The number of people dying within a month of being admitted to hospital continues to fall, new figures show.
There was a 16.3% drop in hospital mortality between October-December 2007 and July-September 2014, according to official statistics.
Health Secretary Shona Robison welcomed the figures as she confirmed funding of £2.5 million to improve patient safety.
The money will help extend Healthcare Improvement Scotland’s Scottish Patient Safety Programme (SPSP), which aims to reduce hospital mortality by 20% by December 2015.
The latest figures show six hospitals, including Ninewells Hospital in Dundee and Glasgow’s Southern General Hospital, have already met the target.
Ms Robison said: “The 16.3% drop in mortality rates shows the high standards in Scotland’s NHS and is one of the reasons Scotland is emerging as a world leader in delivering effective and safe care for patients.
“Only Scotland across the UK is publishing and driving improvement in our NHS through the use of mortality data in this way.
“We have shown we will investigate and act when this points to potential issues, such as in NHS Lanarkshire two years ago.”
She added: “We are determined to build on the good work already being carried out, which is why we are committing £2.5 million to Health Improvement Scotland to enhance quality improvement across the NHS.

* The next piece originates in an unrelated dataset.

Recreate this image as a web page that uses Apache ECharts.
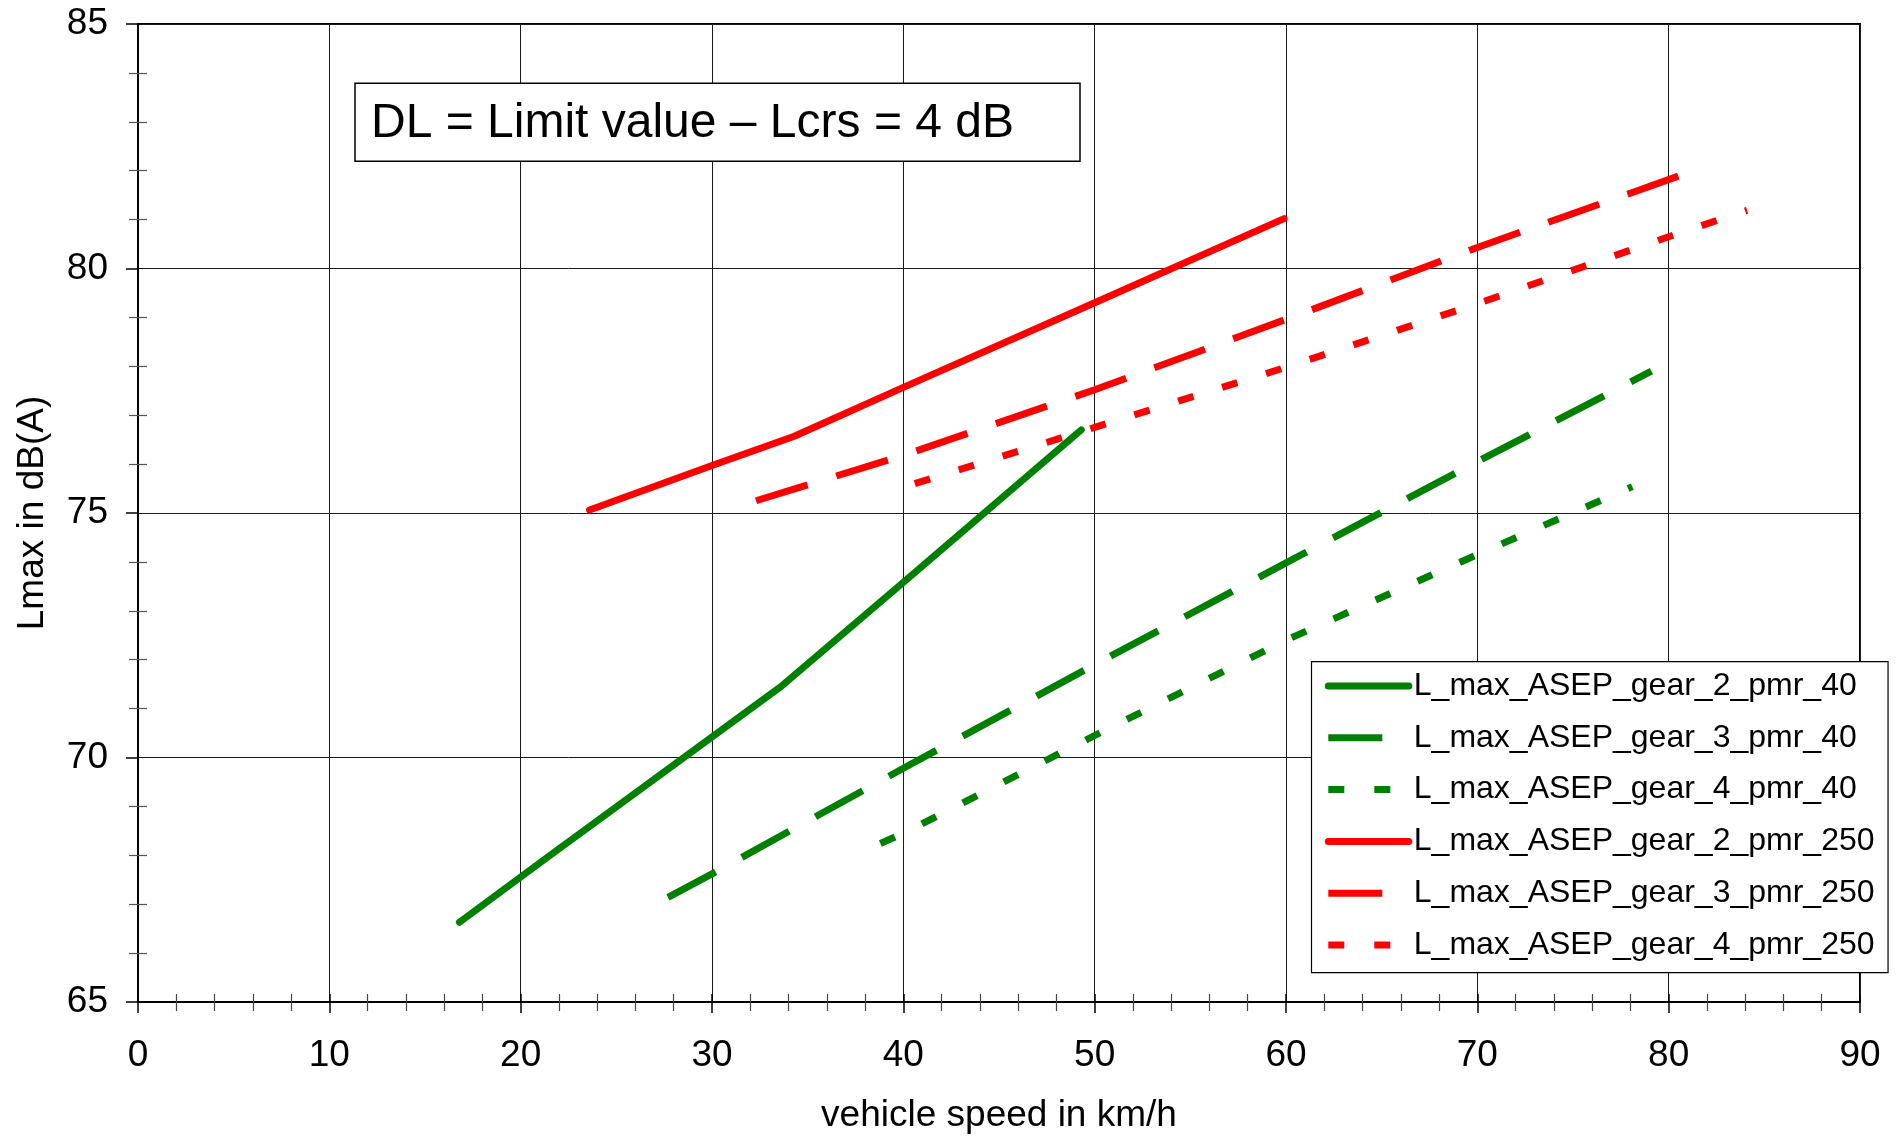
<!DOCTYPE html>
<html>
<head>
<meta charset="utf-8">
<title>Lmax vs vehicle speed</title>
<script src="https://cdn.jsdelivr.net/npm/echarts@6/dist/echarts.min.js"></script>
<style>
  html, body { margin: 0; padding: 0; background: #fff; }
  #chart { width: 1899px; height: 1139px; }
</style>
</head>
<body>
<div id="chart"></div>
<script>
// Measured Lmax curves (speed in km/h, level in dB(A))
const speedG2P40 = [16.8, 21.4, 33.6, 40, 49.3];
const levelG2P40 = [66.63, 67.96, 71.45, 73.58, 76.7];

const speedG3P40 = [27.7, 30, 40, 50, 60, 70, 79.1];
const levelG3P40 = [67.14, 67.62, 69.78, 71.9, 73.98, 76.05, 77.9];

const speedG4P40 = [38.8, 40, 50, 60, 70, 78.1];
const levelG4P40 = [68.24, 68.45, 70.45, 72.4, 74.15, 75.54];

const speedG2P250 = [23.6, 30, 34.3, 40, 50, 59.9];
const levelG2P250 = [75.06, 75.97, 76.57, 77.57, 79.3, 81.02];

const speedG3P250 = [32.3, 40, 50, 60, 70, 80.8];
const levelG3P250 = [75.25, 76.18, 77.52, 78.96, 80.43, 81.93];

const speedG4P250 = [40.6, 50, 60, 70, 80, 84.1];
const levelG4P250 = [75.6, 76.75, 77.98, 79.28, 80.65, 81.19];

const seriesNames = [
  'L_max_ASEP_gear_2_pmr_40',
  'L_max_ASEP_gear_3_pmr_40',
  'L_max_ASEP_gear_4_pmr_40',
  'L_max_ASEP_gear_2_pmr_250',
  'L_max_ASEP_gear_3_pmr_250',
  'L_max_ASEP_gear_4_pmr_250'
];

// axis ranges: [min, max, interval]
const speedAxis = [0, 90, 10];
const levelAxis = [65, 85, 5];

const noteText = 'DL = Limit value \u2013 Lcrs = 4 dB';
const xAxisTitle = 'vehicle speed in km/h';
const yAxisTitle = 'Lmax in dB(A)';

const FONT = "'Liberation Sans', Arial, sans-serif";
const GREEN = '#008000';
const RED = '#ff0000';
const LW = 7;
const DASH = [54, 30];
const DOT = [16, 30];

const curves = [
  { speed: speedG2P40, level: levelG2P40, color: GREEN, dash: 'solid' },
  { speed: speedG3P40, level: levelG3P40, color: GREEN, dash: DASH },
  { speed: speedG4P40, level: levelG4P40, color: GREEN, dash: DOT },
  { speed: speedG2P250, level: levelG2P250, color: RED, dash: 'solid' },
  { speed: speedG3P250, level: levelG3P250, color: RED, dash: DASH },
  { speed: speedG4P250, level: levelG4P250, color: RED, dash: DOT }
];

const series = curves.map((c, i) => ({
  type: 'line',
  name: seriesNames[i],
  data: c.speed.map((s, k) => [s, c.level[k]]),
  symbol: 'none',
  showSymbol: false,
  clip: false,
  z: 3,
  itemStyle: { color: c.color },
  lineStyle: {
    color: c.color,
    width: LW,
    type: c.dash,
    cap: c.dash === 'solid' ? 'round' : 'butt',
    join: 'round'
  }
}));

const legendData = curves.map((c, i) => ({
  name: seriesNames[i],
  itemStyle: { opacity: 0 },
  lineStyle: {
    color: c.color,
    width: LW,
    type: c.dash,
    cap: c.dash === 'solid' ? 'round' : 'butt'
  }
}));

const chart = echarts.init(document.getElementById('chart'), null, { renderer: 'canvas' });

const axisFont = { color: '#000', fontFamily: FONT };

chart.setOption({
  animation: false,
  backgroundColor: '#fff',
  textStyle: { fontFamily: FONT },
  grid: {
    left: 138, right: 39, top: 24, bottom: 136,
    show: true, borderColor: '#000', borderWidth: 2, backgroundColor: 'transparent',
    containLabel: false
  },
  title: {
    text: noteText,
    left: 354.5, top: 83.3,
    padding: [16, 66, 14, 16.5],
    backgroundColor: '#fff',
    borderColor: '#000',
    borderWidth: 1.5,
    textStyle: { fontFamily: FONT, fontSize: 48, fontWeight: 'normal', color: '#000', lineHeight: 48 }
  },
  legend: {
    orient: 'vertical',
    left: 1311.5, top: 661.7,
    padding: [8.3, 13.5, 11.7, 13.3],
    itemWidth: 80.5, itemHeight: 32, itemGap: 19.8,
    backgroundColor: '#fff',
    borderColor: '#000',
    borderWidth: 1.2,
    borderRadius: 0,
    selectedMode: false,
    textStyle: { fontFamily: FONT, fontSize: 32, color: '#000', lineHeight: 32 },
    lineStyle: { width: LW },
    data: legendData
  },
  xAxis: [
    {
      type: 'value', position: 'bottom',
      min: speedAxis[0], max: speedAxis[1], interval: speedAxis[2],
      name: xAxisTitle, nameLocation: 'middle', nameGap: 95,
      nameTextStyle: Object.assign({ fontSize: 37, lineHeight: 37 }, axisFont),
      axisLine: { show: true, onZero: false, lineStyle: { color: '#000', width: 2 } },
      axisTick: { show: true, inside: false, length: 11, lineStyle: { color: '#000', width: 1.5 } },
      minorTick: { show: true, splitNumber: 5, length: 9, lineStyle: { color: '#444', width: 1.2 } },
      axisLabel: Object.assign({ fontSize: 37, lineHeight: 37, margin: 35 }, axisFont),
      splitLine: { show: true, lineStyle: { color: '#1a1a1a', width: 1 } },
      minorSplitLine: { show: false }
    },
    {
      // inner half of the crossing ticks on the speed axis
      type: 'value', position: 'bottom',
      min: speedAxis[0], max: speedAxis[1], interval: speedAxis[2],
      axisLine: { show: false, onZero: false },
      axisTick: { show: true, inside: true, length: 8, lineStyle: { color: '#000', width: 1.5 } },
      minorTick: { show: true, splitNumber: 5, length: 8, lineStyle: { color: '#444', width: 1.2 } },
      axisLabel: { show: false },
      splitLine: { show: false }
    }
  ],
  yAxis: [
    {
      type: 'value', position: 'left',
      min: levelAxis[0], max: levelAxis[1], interval: levelAxis[2],
      name: yAxisTitle, nameLocation: 'middle', nameGap: 87,
      nameTextStyle: Object.assign({ fontSize: 37, lineHeight: 37 }, axisFont),
      axisLine: { show: true, onZero: false, lineStyle: { color: '#000', width: 2 } },
      axisTick: { show: true, inside: false, length: 12, lineStyle: { color: '#000', width: 1.5 } },
      minorTick: { show: true, splitNumber: 5, length: 9, lineStyle: { color: '#555', width: 1.2 } },
      axisLabel: Object.assign({ fontSize: 37, margin: 30 }, axisFont),
      splitLine: { show: true, lineStyle: { color: '#1a1a1a', width: 1 } },
      minorSplitLine: { show: false }
    },
    {
      // inner half of the crossing minor ticks on the level axis
      type: 'value', position: 'left',
      min: levelAxis[0], max: levelAxis[1], interval: levelAxis[2],
      axisLine: { show: false, onZero: false },
      axisTick: { show: false, inside: true },
      minorTick: { show: true, splitNumber: 5, length: 9, lineStyle: { color: '#555', width: 1.2 } },
      axisLabel: { show: false },
      splitLine: { show: false }
    }
  ],
  series: series
});
</script>
</body>
</html>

“Scotland was the first country in the world to implement a national patient safety programme across the whole healthcare system and this funding will allow it to be extended further.”

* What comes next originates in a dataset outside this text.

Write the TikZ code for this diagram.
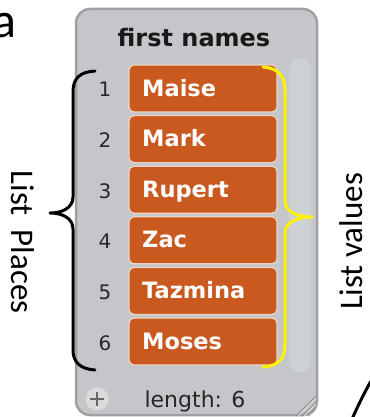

Angiolina Foster, chief executive of Healthcare Improvement Scotland, said: “We very much welcome today’s announcement and will ensure that every penny is spent on driving improvements in health and care for the people of Scotland.
“There is a great deal of quality improvement work already taking place – for example our Scottish Patient Safety Programme is one of the most ambitious patient safety programmes in the world – and this welcome boost will allow the pace and scale of improvement work to be substantially increased.”